■ Source data
------
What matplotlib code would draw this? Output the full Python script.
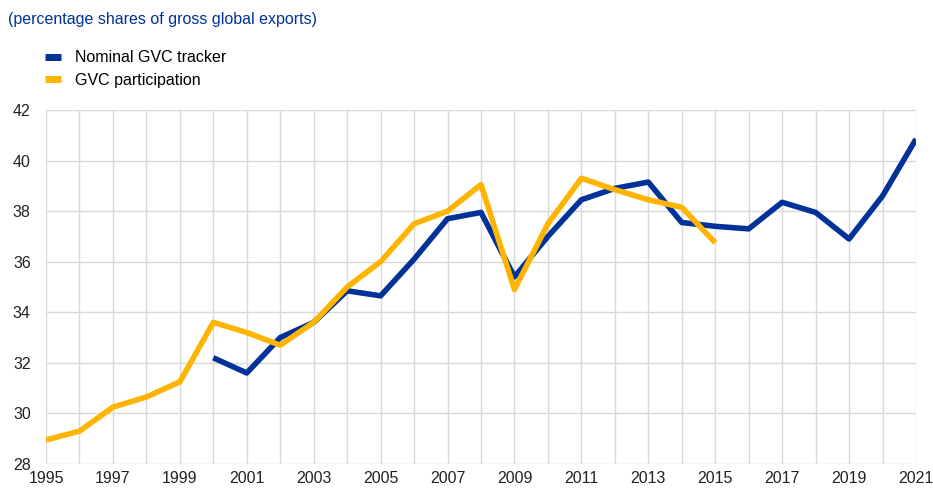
import matplotlib.pyplot as plt
from matplotlib.lines import Line2D

# === DATA ===
years_part = list(range(1995, 2016))
gvc_participation = [28.95, 29.3, 30.25, 30.65, 31.25, 33.6, 33.2, 32.7, 33.6, 35.0,
                     36.0, 37.5, 38.0, 39.05, 34.9, 37.5, 39.3, 38.85, 38.45, 38.15, 36.75]

years_tracker = list(range(2000, 2022))
gvc_tracker = [32.2, 31.6, 33.0, 33.6, 34.85, 34.65, 36.1, 37.7, 37.95, 35.4, 37.0,
               38.45, 38.9, 39.15, 37.55, 37.4, 37.3, 38.35, 37.95, 36.9, 38.6, 40.85]

BLUE = "#003299"
YELLOW = "#FFB400"

plt.rcParams['font.family'] = ['Liberation Sans', 'DejaVu Sans']

# === DRAW ===
fig = plt.figure(figsize=(9.33, 4.88), dpi=100)
ax = fig.add_axes([46 / 933, 1 - 464 / 488, (916 - 46) / 933, (464 - 110) / 488])

ax.plot(years_tracker, gvc_tracker, color=BLUE, lw=4, solid_capstyle='butt', zorder=3)
ax.plot(years_part, gvc_participation, color=YELLOW, lw=4, solid_capstyle='butt', zorder=4)

ax.set_xlim(1995, 2021)
ax.set_ylim(28, 42)
ax.set_xticks(range(1995, 2022, 2))
ax.set_xticks(range(1995, 2022), minor=True)
ax.set_yticks(range(28, 43, 2))
ax.grid(True, which='both', color='#d9d9d9', lw=1, zorder=0)
ax.set_axisbelow(True)
for s in ax.spines.values():
    s.set_visible(False)
ax.tick_params(which='both', length=0, labelsize=11.5, colors='#222222')
ax.tick_params(axis='x', pad=5)
ax.tick_params(axis='y', pad=11)

fig.text(8 / 933, 1 - 24 / 488, "(percentage shares of gross global exports)",
         color=BLUE, fontsize=11.5, va='baseline', ha='left')

handles = [Line2D([], [], color=BLUE, lw=5, solid_capstyle='butt'),
           Line2D([], [], color=YELLOW, lw=5, solid_capstyle='butt')]
fig.legend(handles, ["Nominal GVC tracker", "GVC participation"],
           loc='upper left', bbox_to_anchor=(39 / 933, 1 - 44 / 488),
           frameon=False, fontsize=11.5, handlelength=1.0, handletextpad=0.85,
           labelspacing=0.45, borderaxespad=0)

fig.savefig("out.png", dpi=100)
------
Extract every line that has the string "matplotlib" in it.

■ Expected answer
What matplotlib code would draw this? Output the full Python script.
import matplotlib.pyplot as plt
from matplotlib.lines import Line2D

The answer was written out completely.